Le gourou qui sortirait une vidéo par semaine pour dire que tout le monde est corrompu sauf lui ou pour dégoiser des sornettes du haut de ses pseudo-diplômes tout en vendant des formations vérolées. Chaque semaine. Eh bien il mérite de recevoir une réponse, une critique, une analyse, un débunk… Chaque semaine. Je ne dis pas qu’il faut le faire, je ne dis pas que moi je le ferai, mais je soutiens que c’est justifié et que ça ne déroge pas aux 5 principes de base

 

Mais ne confondons pas les gens avec qui nous sommes en simple désaccord, avec qui nous avons une dispute ponctuelle, localisée, circonstanciée, même si elle est profonde… avec celles et ceux qui sont des leaders d’opinion et gagnent du capital symbolique en proférant des boniments, en lançant des accusations vipérines ou en se prévalant d’expertises qui leur sont étrangères au risque de conduire leur public à des décisions désastreuses. En d’autres termes il ne faut pas se tromper de cible et il faut savoir agir de façon proportionnée.

 

Donc…

Ma conclusion sur ces deux sujets : le problème de la pureté et celui de la critique des gourous, c’est que la nuance est notre alliée. Nous sommes toujours plus pertinents quand notre réaction est pondérée, équilibrée. Mais ça implique de résister à des biais cognitifs et à des conditionnements sociaux qui nous attirent vers des réactions cathartiques, lesquelles nous shootent à la dopamine et nous encouragent à saloper notre environnement social. M’est avis que ces principes peuvent nous aider à mieux choisir nos combats, à canaliser plus sagement nos ressources limitées.

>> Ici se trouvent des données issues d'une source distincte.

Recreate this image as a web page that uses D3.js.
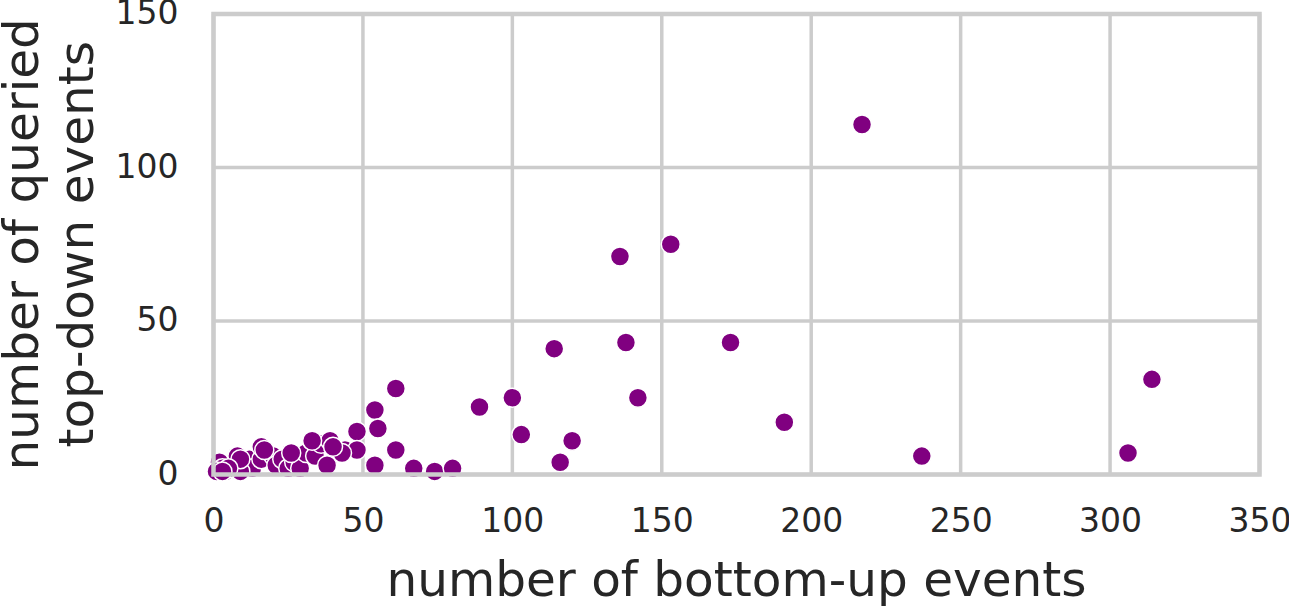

Ce que je viens de vous dire est facile à dire, mais c’est bien plus difficile à faire. A vous de voir si vous pensez que ça vaut le coup. La section commentaire est là pour ça.

Acermendax

1 réponse
  1. jed
    jed dit :

    Je plussoie vos 5 préceptes, en effet la nuance, la tolérance et la pondération devraient être de mise malgré le fait que parfois l’exercice semble difficile… Bref, grand merci pour vos actions de qualité et longue vie à l’Astec et la Tronche en Biais.